YOUR INSTRUCTIONS:
Please give the listing again in its entirety, exactly as written.
============
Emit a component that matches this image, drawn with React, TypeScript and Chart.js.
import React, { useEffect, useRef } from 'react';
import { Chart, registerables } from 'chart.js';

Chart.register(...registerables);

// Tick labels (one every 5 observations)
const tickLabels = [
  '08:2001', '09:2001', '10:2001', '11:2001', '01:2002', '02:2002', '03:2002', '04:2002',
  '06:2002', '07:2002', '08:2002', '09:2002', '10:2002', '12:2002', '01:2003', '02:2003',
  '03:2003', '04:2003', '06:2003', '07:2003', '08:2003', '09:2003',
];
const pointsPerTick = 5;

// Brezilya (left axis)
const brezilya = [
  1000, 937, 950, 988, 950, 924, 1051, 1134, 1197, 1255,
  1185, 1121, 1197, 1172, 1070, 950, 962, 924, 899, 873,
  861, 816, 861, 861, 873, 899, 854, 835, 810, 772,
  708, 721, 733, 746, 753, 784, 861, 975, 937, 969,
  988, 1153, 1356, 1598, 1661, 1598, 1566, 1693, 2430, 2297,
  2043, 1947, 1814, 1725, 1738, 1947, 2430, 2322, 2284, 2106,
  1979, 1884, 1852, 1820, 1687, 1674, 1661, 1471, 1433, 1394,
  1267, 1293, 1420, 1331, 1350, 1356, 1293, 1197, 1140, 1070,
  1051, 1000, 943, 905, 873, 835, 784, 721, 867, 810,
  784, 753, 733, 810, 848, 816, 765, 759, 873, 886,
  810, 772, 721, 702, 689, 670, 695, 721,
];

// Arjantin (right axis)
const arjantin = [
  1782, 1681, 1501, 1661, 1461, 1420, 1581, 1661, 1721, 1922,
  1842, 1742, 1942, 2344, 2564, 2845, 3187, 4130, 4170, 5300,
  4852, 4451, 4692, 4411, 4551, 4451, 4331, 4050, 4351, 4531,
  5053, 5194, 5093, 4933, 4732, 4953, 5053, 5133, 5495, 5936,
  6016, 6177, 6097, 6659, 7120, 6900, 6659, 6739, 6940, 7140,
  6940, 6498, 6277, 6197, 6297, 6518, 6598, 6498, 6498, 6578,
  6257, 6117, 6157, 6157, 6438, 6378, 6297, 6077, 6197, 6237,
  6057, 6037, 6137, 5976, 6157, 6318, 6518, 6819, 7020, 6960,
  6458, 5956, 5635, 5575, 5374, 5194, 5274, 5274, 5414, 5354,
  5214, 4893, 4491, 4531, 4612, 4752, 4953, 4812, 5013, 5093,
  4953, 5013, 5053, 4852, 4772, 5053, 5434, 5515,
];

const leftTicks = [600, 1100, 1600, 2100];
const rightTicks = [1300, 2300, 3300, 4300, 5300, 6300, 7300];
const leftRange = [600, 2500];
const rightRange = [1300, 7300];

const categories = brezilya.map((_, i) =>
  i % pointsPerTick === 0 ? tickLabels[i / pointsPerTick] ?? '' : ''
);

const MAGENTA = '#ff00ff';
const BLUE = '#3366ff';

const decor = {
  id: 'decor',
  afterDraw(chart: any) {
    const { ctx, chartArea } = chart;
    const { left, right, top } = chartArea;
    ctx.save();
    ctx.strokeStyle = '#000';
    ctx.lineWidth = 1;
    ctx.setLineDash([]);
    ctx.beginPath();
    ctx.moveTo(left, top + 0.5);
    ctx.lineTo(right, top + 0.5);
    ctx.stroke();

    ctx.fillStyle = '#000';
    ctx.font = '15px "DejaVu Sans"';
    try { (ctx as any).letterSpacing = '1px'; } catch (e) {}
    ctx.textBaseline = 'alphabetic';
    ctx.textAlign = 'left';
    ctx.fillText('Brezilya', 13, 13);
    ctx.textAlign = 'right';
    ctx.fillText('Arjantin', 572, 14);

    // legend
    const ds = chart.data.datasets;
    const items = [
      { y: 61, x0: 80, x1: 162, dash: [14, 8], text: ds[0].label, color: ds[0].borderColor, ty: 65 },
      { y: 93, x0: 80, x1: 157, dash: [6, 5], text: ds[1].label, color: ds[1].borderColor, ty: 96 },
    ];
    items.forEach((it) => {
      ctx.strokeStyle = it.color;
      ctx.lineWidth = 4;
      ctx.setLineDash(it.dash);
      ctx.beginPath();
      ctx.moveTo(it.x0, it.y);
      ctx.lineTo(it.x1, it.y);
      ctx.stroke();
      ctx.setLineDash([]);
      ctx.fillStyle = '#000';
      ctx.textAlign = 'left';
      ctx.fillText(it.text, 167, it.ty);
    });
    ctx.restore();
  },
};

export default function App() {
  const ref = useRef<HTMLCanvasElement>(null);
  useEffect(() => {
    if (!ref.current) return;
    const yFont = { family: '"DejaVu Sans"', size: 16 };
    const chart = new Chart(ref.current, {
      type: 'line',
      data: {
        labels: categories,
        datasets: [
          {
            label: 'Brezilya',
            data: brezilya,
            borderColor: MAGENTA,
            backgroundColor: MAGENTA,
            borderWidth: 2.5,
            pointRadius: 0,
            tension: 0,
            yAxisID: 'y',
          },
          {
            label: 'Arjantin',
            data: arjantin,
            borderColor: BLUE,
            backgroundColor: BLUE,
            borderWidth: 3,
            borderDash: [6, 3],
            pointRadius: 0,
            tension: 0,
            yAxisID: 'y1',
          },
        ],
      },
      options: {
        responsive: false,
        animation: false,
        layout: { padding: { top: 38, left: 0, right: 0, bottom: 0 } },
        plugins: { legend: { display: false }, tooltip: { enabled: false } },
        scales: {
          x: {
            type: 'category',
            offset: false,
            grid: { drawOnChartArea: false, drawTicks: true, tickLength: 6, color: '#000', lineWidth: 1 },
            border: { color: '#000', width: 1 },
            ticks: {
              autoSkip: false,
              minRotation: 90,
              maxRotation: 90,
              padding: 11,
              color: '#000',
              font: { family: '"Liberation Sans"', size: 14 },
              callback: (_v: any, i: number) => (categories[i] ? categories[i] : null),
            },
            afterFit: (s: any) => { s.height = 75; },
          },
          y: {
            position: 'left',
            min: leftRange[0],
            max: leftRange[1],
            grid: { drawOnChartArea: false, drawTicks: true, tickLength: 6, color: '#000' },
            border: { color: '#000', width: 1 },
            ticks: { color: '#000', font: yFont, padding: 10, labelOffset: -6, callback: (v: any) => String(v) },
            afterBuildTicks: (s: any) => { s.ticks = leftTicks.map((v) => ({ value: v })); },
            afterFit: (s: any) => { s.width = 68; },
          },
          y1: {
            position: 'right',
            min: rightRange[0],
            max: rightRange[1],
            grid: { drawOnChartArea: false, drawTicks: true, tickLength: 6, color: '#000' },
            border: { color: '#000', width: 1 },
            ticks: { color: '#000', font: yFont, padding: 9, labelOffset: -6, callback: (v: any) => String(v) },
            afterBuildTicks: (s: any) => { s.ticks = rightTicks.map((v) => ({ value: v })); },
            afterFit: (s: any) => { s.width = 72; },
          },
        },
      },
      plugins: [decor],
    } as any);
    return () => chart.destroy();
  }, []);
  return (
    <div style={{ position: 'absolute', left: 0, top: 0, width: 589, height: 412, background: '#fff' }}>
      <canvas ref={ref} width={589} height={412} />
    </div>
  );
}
============
RESPONSE TO THIS EXERCISE:
Emit a component that matches this image, drawn with React, TypeScript and Chart.js.
import React, { useEffect, useRef } from 'react';
import { Chart, registerables } from 'chart.js';

Chart.register(...registerables);

// Tick labels (one every 5 observations)
const tickLabels = [
  '08:2001', '09:2001', '10:2001', '11:2001', '01:2002', '02:2002', '03:2002', '04:2002',
  '06:2002', '07:2002', '08:2002', '09:2002', '10:2002', '12:2002', '01:2003', '02:2003',
  '03:2003', '04:2003', '06:2003', '07:2003', '08:2003', '09:2003',
];
const pointsPerTick = 5;

// Brezilya (left axis)
const brezilya = [
  1000, 937, 950, 988, 950, 924, 1051, 1134, 1197, 1255,
  1185, 1121, 1197, 1172, 1070, 950, 962, 924, 899, 873,
  861, 816, 861, 861, 873, 899, 854, 835, 810, 772,
  708, 721, 733, 746, 753, 784, 861, 975, 937, 969,
  988, 1153, 1356, 1598, 1661, 1598, 1566, 1693, 2430, 2297,
  2043, 1947, 1814, 1725, 1738, 1947, 2430, 2322, 2284, 2106,
  1979, 1884, 1852, 1820, 1687, 1674, 1661, 1471, 1433, 1394,
  1267, 1293, 1420, 1331, 1350, 1356, 1293, 1197, 1140, 1070,
  1051, 1000, 943, 905, 873, 835, 784, 721, 867, 810,
  784, 753, 733, 810, 848, 816, 765, 759, 873, 886,
  810, 772, 721, 702, 689, 670, 695, 721,
];

// Arjantin (right axis)
const arjantin = [
  1782, 1681, 1501, 1661, 1461, 1420, 1581, 1661, 1721, 1922,
  1842, 1742, 1942, 2344, 2564, 2845, 3187, 4130, 4170, 5300,
  4852, 4451, 4692, 4411, 4551, 4451, 4331, 4050, 4351, 4531,
  5053, 5194, 5093, 4933, 4732, 4953, 5053, 5133, 5495, 5936,
  6016, 6177, 6097, 6659, 7120, 6900, 6659, 6739, 6940, 7140,
  6940, 6498, 6277, 6197, 6297, 6518, 6598, 6498, 6498, 6578,
  6257, 6117, 6157, 6157, 6438, 6378, 6297, 6077, 6197, 6237,
  6057, 6037, 6137, 5976, 6157, 6318, 6518, 6819, 7020, 6960,
  6458, 5956, 5635, 5575, 5374, 5194, 5274, 5274, 5414, 5354,
  5214, 4893, 4491, 4531, 4612, 4752, 4953, 4812, 5013, 5093,
  4953, 5013, 5053, 4852, 4772, 5053, 5434, 5515,
];

const leftTicks = [600, 1100, 1600, 2100];
const rightTicks = [1300, 2300, 3300, 4300, 5300, 6300, 7300];
const leftRange = [600, 2500];
const rightRange = [1300, 7300];

const categories = brezilya.map((_, i) =>
  i % pointsPerTick === 0 ? tickLabels[i / pointsPerTick] ?? '' : ''
);

const MAGENTA = '#ff00ff';
const BLUE = '#3366ff';

const decor = {
  id: 'decor',
  afterDraw(chart: any) {
    const { ctx, chartArea } = chart;
    const { left, right, top } = chartArea;
    ctx.save();
    ctx.strokeStyle = '#000';
    ctx.lineWidth = 1;
    ctx.setLineDash([]);
    ctx.beginPath();
    ctx.moveTo(left, top + 0.5);
    ctx.lineTo(right, top + 0.5);
    ctx.stroke();

    ctx.fillStyle = '#000';
    ctx.font = '15px "DejaVu Sans"';
    try { (ctx as any).letterSpacing = '1px'; } catch (e) {}
    ctx.textBaseline = 'alphabetic';
    ctx.textAlign = 'left';
    ctx.fillText('Brezilya', 13, 13);
    ctx.textAlign = 'right';
    ctx.fillText('Arjantin', 572, 14);

    // legend
    const ds = chart.data.datasets;
    const items = [
      { y: 61, x0: 80, x1: 162, dash: [14, 8], text: ds[0].label, color: ds[0].borderColor, ty: 65 },
      { y: 93, x0: 80, x1: 157, dash: [6, 5], text: ds[1].label, color: ds[1].borderColor, ty: 96 },
    ];
    items.forEach((it) => {
      ctx.strokeStyle = it.color;
      ctx.lineWidth = 4;
      ctx.setLineDash(it.dash);
      ctx.beginPath();
      ctx.moveTo(it.x0, it.y);
      ctx.lineTo(it.x1, it.y);
      ctx.stroke();
      ctx.setLineDash([]);
      ctx.fillStyle = '#000';
      ctx.textAlign = 'left';
      ctx.fillText(it.text, 167, it.ty);
    });
    ctx.restore();
  },
};

export default function App() {
  const ref = useRef<HTMLCanvasElement>(null);
  useEffect(() => {
    if (!ref.current) return;
    const yFont = { family: '"DejaVu Sans"', size: 16 };
    const chart = new Chart(ref.current, {
      type: 'line',
      data: {
        labels: categories,
        datasets: [
          {
            label: 'Brezilya',
            data: brezilya,
            borderColor: MAGENTA,
            backgroundColor: MAGENTA,
            borderWidth: 2.5,
            pointRadius: 0,
            tension: 0,
            yAxisID: 'y',
          },
          {
            label: 'Arjantin',
            data: arjantin,
            borderColor: BLUE,
            backgroundColor: BLUE,
            borderWidth: 3,
            borderDash: [6, 3],
            pointRadius: 0,
            tension: 0,
            yAxisID: 'y1',
          },
        ],
      },
      options: {
        responsive: false,
        animation: false,
        layout: { padding: { top: 38, left: 0, right: 0, bottom: 0 } },
        plugins: { legend: { display: false }, tooltip: { enabled: false } },
        scales: {
          x: {
            type: 'category',
            offset: false,
            grid: { drawOnChartArea: false, drawTicks: true, tickLength: 6, color: '#000', lineWidth: 1 },
            border: { color: '#000', width: 1 },
            ticks: {
              autoSkip: false,
              minRotation: 90,
              maxRotation: 90,
              padding: 11,
              color: '#000',
              font: { family: '"Liberation Sans"', size: 14 },
              callback: (_v: any, i: number) => (categories[i] ? categories[i] : null),
            },
            afterFit: (s: any) => { s.height = 75; },
          },
          y: {
            position: 'left',
            min: leftRange[0],
            max: leftRange[1],
            grid: { drawOnChartArea: false, drawTicks: true, tickLength: 6, color: '#000' },
            border: { color: '#000', width: 1 },
            ticks: { color: '#000', font: yFont, padding: 10, labelOffset: -6, callback: (v: any) => String(v) },
            afterBuildTicks: (s: any) => { s.ticks = leftTicks.map((v) => ({ value: v })); },
            afterFit: (s: any) => { s.width = 68; },
          },
          y1: {
            position: 'right',
            min: rightRange[0],
            max: rightRange[1],
            grid: { drawOnChartArea: false, drawTicks: true, tickLength: 6, color: '#000' },
            border: { color: '#000', width: 1 },
            ticks: { color: '#000', font: yFont, padding: 9, labelOffset: -6, callback: (v: any) => String(v) },
            afterBuildTicks: (s: any) => { s.ticks = rightTicks.map((v) => ({ value: v })); },
            afterFit: (s: any) => { s.width = 72; },
          },
        },
      },
      plugins: [decor],
    } as any);
    return () => chart.destroy();
  }, []);
  return (
    <div style={{ position: 'absolute', left: 0, top: 0, width: 589, height: 412, background: '#fff' }}>
      <canvas ref={ref} width={589} height={412} />
    </div>
  );
}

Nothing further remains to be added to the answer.